Tether doesn’t just hold gold; it issues XAUt and has built tokenization rails (Hadron, Alloy). If tokenized gold demand grows, having supply chain expertise and bullion relationships can be strategic.

3) Reading the macro room.
The WGC shows record gold prices and robust investment + central bank demand in 2025. If you believe geopolitical/monetary risk remains elevated, gold becomes a logical hedge within a giant reserve base tied to a global payments token.

The other side: risks and watchdog questions

Not everyone is applauding. In late November, S&P Global Ratings downgraded its assessment of Tether’s reserve quality, citing a rising share of higher-risk assets (corporates, bitcoin, precious metals, and secured loans)—estimated around 24% at end-Q3, up from 17% a year earlier. Financial press coverage warned that if risk assets fall, collateral coverage could tighten, raising peg questions. Tether countered that profits, buffers, and attestations demonstrate strength.

How it compares to central bank gold buying

The WGC’s Q3 2025 report shows central banks bought ~220t net in the quarter—evidence that official institutions continue to diversify reserves despite record prices. Seeing a private crypto company accumulate at comparable quarterly pace blurs lines between public and private balance-sheet behaviors and underscores how stablecoins have grown into quasi-financial utilities.

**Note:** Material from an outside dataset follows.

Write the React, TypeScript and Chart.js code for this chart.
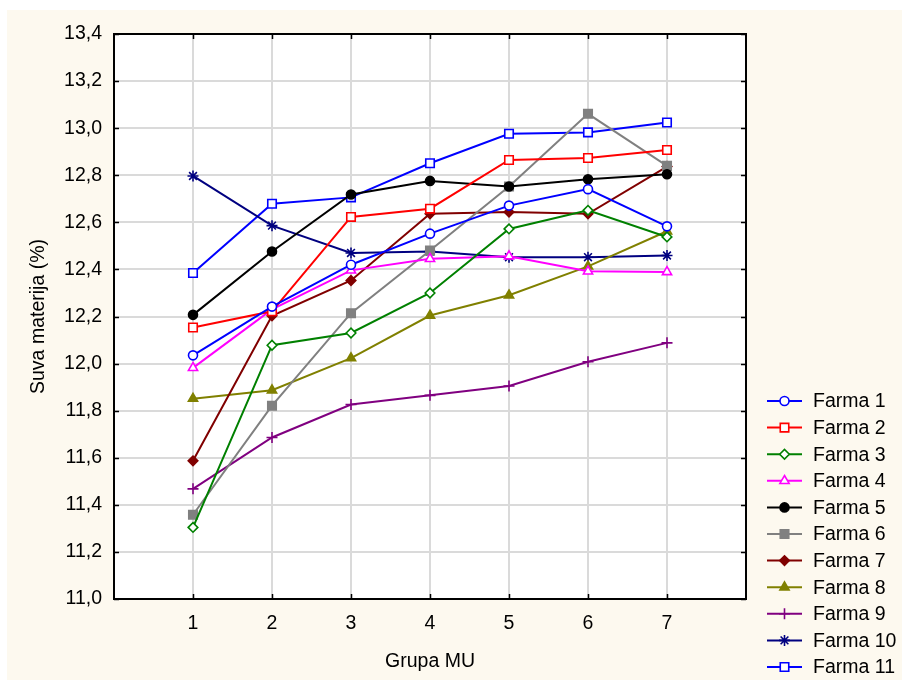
import React, { useEffect, useRef } from "react";
import { Chart, registerables } from "chart.js";
import { drawPoint } from "chart.js/helpers";

Chart.register(...registerables);

const groups = [1, 2, 3, 4, 5, 6, 7];
const farmNames = [
  "Farma 1", "Farma 2", "Farma 3", "Farma 4", "Farma 5", "Farma 6",
  "Farma 7", "Farma 8", "Farma 9", "Farma 10", "Farma 11",
];
const farma1 = [12.035, 12.242, 12.42, 12.552, 12.671, 12.741, 12.583];
const farma2 = [12.153, 12.222, 12.623, 12.658, 12.865, 12.873, 12.907];
const farma3 = [11.304, 12.078, 12.13, 12.3, 12.572, 12.651, 12.538];
const farma4 = [11.982, 12.23, 12.396, 12.445, 12.456, 12.392, 12.389];
const farma5 = [12.207, 12.476, 12.718, 12.776, 12.752, 12.783, 12.804];
const farma6 = [11.358, 11.821, 12.214, 12.48, 12.752, 13.061, 12.84];
const farma7 = [11.587, 12.203, 12.353, 12.636, 12.644, 12.636, 12.837];
const farma8 = [11.851, 11.887, 12.023, 12.204, 12.29, 12.413, 12.562];
const farma9 = [11.468, 11.686, 11.826, 11.865, 11.905, 12.008, 12.088];
const farma10 = [12.797, 12.586, 12.47, 12.476, 12.452, 12.452, 12.459];
const farma11 = [12.385, 12.679, 12.706, 12.851, 12.976, 12.982, 13.024];
const seriesValues = [farma1, farma2, farma3, farma4, farma5, farma6, farma7, farma8, farma9, farma10, farma11];

const styles = [
  { color: "#0000ff", point: "circle", r: 4.5, fill: "#ffffff" },
  { color: "#ff0000", point: "rect", r: 6, fill: "#ffffff" },
  { color: "#008000", point: "rectRot", r: 4.8, fill: "#ffffff" },
  { color: "#ff00ff", point: "triangle", r: 5.3, fill: "#ffffff" },
  { color: "#000000", point: "circle", r: 4.5, fill: "#000000" },
  { color: "#808080", point: "rect", r: 6, fill: "#808080" },
  { color: "#800000", point: "rectRot", r: 4.8, fill: "#800000" },
  { color: "#808000", point: "triangle", r: 5.3, fill: "#808000" },
  { color: "#800080", point: "cross", r: 5.5, fill: "#800080" },
  { color: "#000080", point: "star", r: 5.5, fill: "#000080" },
  { color: "#0000ff", point: "rect", r: 6, fill: "#ffffff" },
];

const FONT = "'Liberation Sans', Arial, sans-serif";

const backgroundPlugin = {
  id: "bgPlugin",
  beforeDraw(chart: any) {
    const { ctx, chartArea } = chart;
    ctx.save();
    ctx.fillStyle = "#ffffff";
    ctx.fillRect(0, 0, chart.width, chart.height);
    ctx.fillStyle = "#fdf9ef";
    ctx.fillRect(7, 10, chart.width - 7, chart.height - 10);
    ctx.fillStyle = "#ffffff";
    ctx.fillRect(chartArea.left, chartArea.top, chartArea.right - chartArea.left, chartArea.bottom - chartArea.top);
    ctx.restore();
  },
  afterDraw(chart: any) {
    const { ctx, chartArea } = chart;
    const { left, right, top, bottom } = chartArea;
    const xs = chart.scales.x;
    const ys = chart.scales.y;
    ctx.save();
    ctx.strokeStyle = "#000000";
    ctx.lineWidth = 1.5;
    ctx.beginPath();
    xs.ticks.forEach((t: any) => {
      const px = Math.round(xs.getPixelForValue(t.value)) + 0.5;
      ctx.moveTo(px, bottom);
      ctx.lineTo(px, bottom - 5);
      ctx.moveTo(px, top);
      ctx.lineTo(px, top + 5);
    });
    ys.ticks.forEach((t: any) => {
      const py = Math.round(ys.getPixelForValue(t.value)) + 0.5;
      ctx.moveTo(left, py);
      ctx.lineTo(left + 5, py);
      ctx.moveTo(right, py);
      ctx.lineTo(right - 5, py);
    });
    ctx.stroke();
    ctx.lineWidth = 2;
    ctx.strokeRect(left, top, right - left, bottom - top);

    // legend
    const lx0 = 767;
    const lx1 = 802;
    const ty = 401;
    const step = 26.6;
    ctx.font = `19.5px ${FONT}`;
    ctx.textBaseline = "middle";
    ctx.textAlign = "left";
    chart.data.datasets.forEach((ds: any, i: number) => {
      const y = ty + i * step;
      ctx.strokeStyle = ds.borderColor;
      ctx.lineWidth = ds.borderWidth;
      ctx.beginPath();
      ctx.moveTo(lx0, y);
      ctx.lineTo(lx1, y);
      ctx.stroke();
      ctx.fillStyle = ds.pointBackgroundColor;
      ctx.strokeStyle = ds.pointBorderColor;
      ctx.lineWidth = ds.pointBorderWidth;
      drawPoint(ctx, { pointStyle: ds.pointStyle, radius: ds.pointRadius, rotation: 0, borderWidth: ds.pointBorderWidth }, (lx0 + lx1) / 2, y);
      ctx.fillStyle = "#000000";
      ctx.fillText(ds.label, 813, y + 1);
    });
    ctx.restore();
  },
};

export default function App() {
  const canvasRef = useRef<HTMLCanvasElement | null>(null);

  useEffect(() => {
    if (!canvasRef.current) return;
    const datasets = seriesValues.map((vals, i) => ({
      label: farmNames[i],
      data: groups.map((g, j) => ({ x: g, y: vals[j] })),
      borderColor: styles[i].color,
      borderWidth: 2,
      pointStyle: styles[i].point,
      pointRadius: styles[i].r,
      pointBackgroundColor: styles[i].fill,
      pointBorderColor: styles[i].color,
      pointBorderWidth: 1.6,
      tension: 0,
      fill: false,
    }));
    const chart = new Chart(canvasRef.current, {
      type: "line",
      data: { datasets },
      plugins: [backgroundPlugin],
      options: {
        animation: false,
        responsive: false,
        devicePixelRatio: 1,
        layout: { padding: { left: 0, top: 34, right: 156, bottom: 0 } },
        plugins: { legend: { display: false }, tooltip: { enabled: false } },
        scales: {
          x: {
            type: "linear",
            min: 0,
            max: 8,
            afterBuildTicks: (scale: any) => {
              scale.ticks = groups.map((g) => ({ value: g }));
            },
            afterFit: (scale: any) => {
              scale.height = 81;
            },
            grid: { color: "#dadada", lineWidth: 2, drawTicks: false },
            border: { display: false },
            ticks: {
              padding: 13,
              color: "#000000",
              font: { family: FONT, size: 19.5 },
              callback: (v: any) => String(v),
            },
            title: {
              display: true,
              text: "Grupa MU",
              color: "#000000",
              font: { family: FONT, size: 19.5 },
              padding: { top: 0, bottom: 7 },
            },
          },
          y: {
            min: 11,
            max: 13.4,
            afterFit: (scale: any) => {
              scale.width = 114;
            },
            grid: { color: "#dadada", lineWidth: 2, drawTicks: false },
            border: { display: false },
            ticks: {
              stepSize: 0.2,
              padding: 12,
              color: "#000000",
              font: { family: FONT, size: 19.5 },
              callback: (v: any) => Number(v).toFixed(1).replace(".", ","),
            },
            title: {
              display: true,
              text: "Suva materija (%)",
              color: "#000000",
              font: { family: FONT, size: 19.5 },
              padding: { top: 27, bottom: 0 },
            },
          },
        },
      },
    });
    return () => chart.destroy();
  }, []);

  return (
    <div style={{ position: "fixed", left: 0, top: 0, width: 902, height: 680, background: "#ffffff" }}>
      <canvas ref={canvasRef} width={902} height={680} style={{ width: 902, height: 680, display: "block" }} />
    </div>
  );
}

For crypto markets, this has three implications:

  1. Narrative crossover: Gold narratives (inflation hedge, sanctions evasion, FX diversification) now sit next to stablecoin narratives (24/7 settlement, cross-border remittances).
  2. Tokenization tailwind: If tokenized commodities gain traction, XAUt and rivals could expand beyond niche use.
  3. Policy attention: When a private issuer’s reserve actions move a sovereign-heavy market, expect regulators and ratings firms to keep asking tougher questions.

A quick way to verify the claim set

  • Quarterly central bank buying: Check WGC Gold Demand Trends (Q3 2025); it lists the ~220t figure and top buyers (Kazakhstan, Brazil, Turkey, Guatemala, etc.).
  • Tether’s gold/XAUt details: Review Tether’s assurance reports and XAUt attestation PDFs (bar lists, Swiss vaults, LBMA good-delivery).
  • XAUt outstanding & backing: See CoinDesk coverage of ~11.6t backing as of Sept. 30.
  • Reserve mix, profits, buffers: Read Tether’s Sept. 30, 2025 attestation update about reserves, liabilities, and equity.
  • S&P / analyst concerns: See FT and other financial press on the downgraded assessment of reserve quality.

The Conclusion

Tether’s decision to buy tens of tons of gold—at a pace that outstrips many central banks—reflects a strategic turn: diversify USDT reserves, deepen a tokenized-gold franchise, and hedge macro risk. The move aligns with a world where non-state actors compete with sovereigns for safe-haven assets and where stablecoins behave more like mini financial institutions than startup tokens.